GMI Holdings Inc. The Genie Company
- Company type: Subsidiary of Overhead Door Corporation
- Industry: Garage door openers
- Founded: 1923 as Alliance Manufacturing Company
- Headquarters: Mt. Hope, Ohio, U.S.
- Area served: United States and Canada
- Key people: Michael Noyes, President
- Parent: Overhead Door Corporation
- Website: www.geniecompany.com

= The Genie Company =

American manufacturer of garage door openers

GMI Holdings Inc. (dba The Genie Company) is an American manufacturer of garage door openers & related accessories. It was founded in 1923 as the Alliance Manufacturing Company, located in Alliance, Ohio. At the time the company produced a broad line of consumer, industrial and military products.
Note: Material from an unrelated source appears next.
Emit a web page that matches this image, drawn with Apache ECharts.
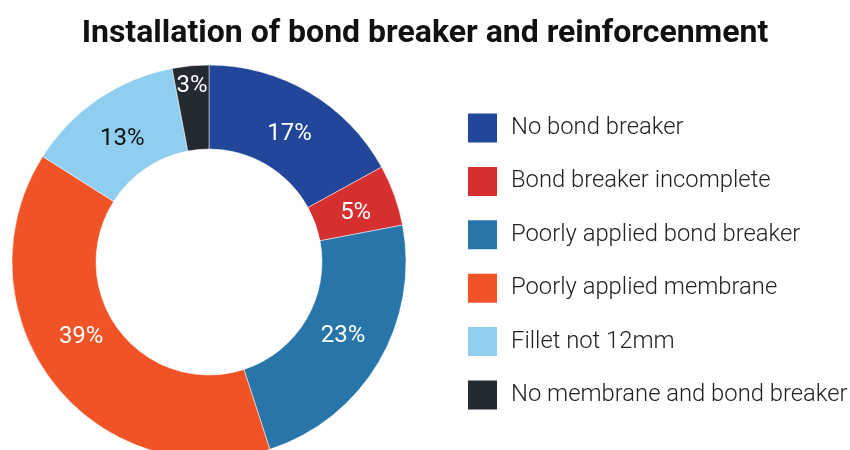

In May 1954, the Alliance Manufacturing Company first produced its own garage door opener and called it Genie. In 1983 the company entered the home and shop vacuum market, and in 1985 it changed its name to Genie Home Products. Overhead Door Corporation purchased the company in 1994. The Genie Company is headquartered in Mt. Hope, Ohio. The company distributes its openers & accessories through professional dealers and retailers throughout the United States and Canada. The company President is Michael Noyes.

Genie's factory is located in nearby Baltic, Ohio.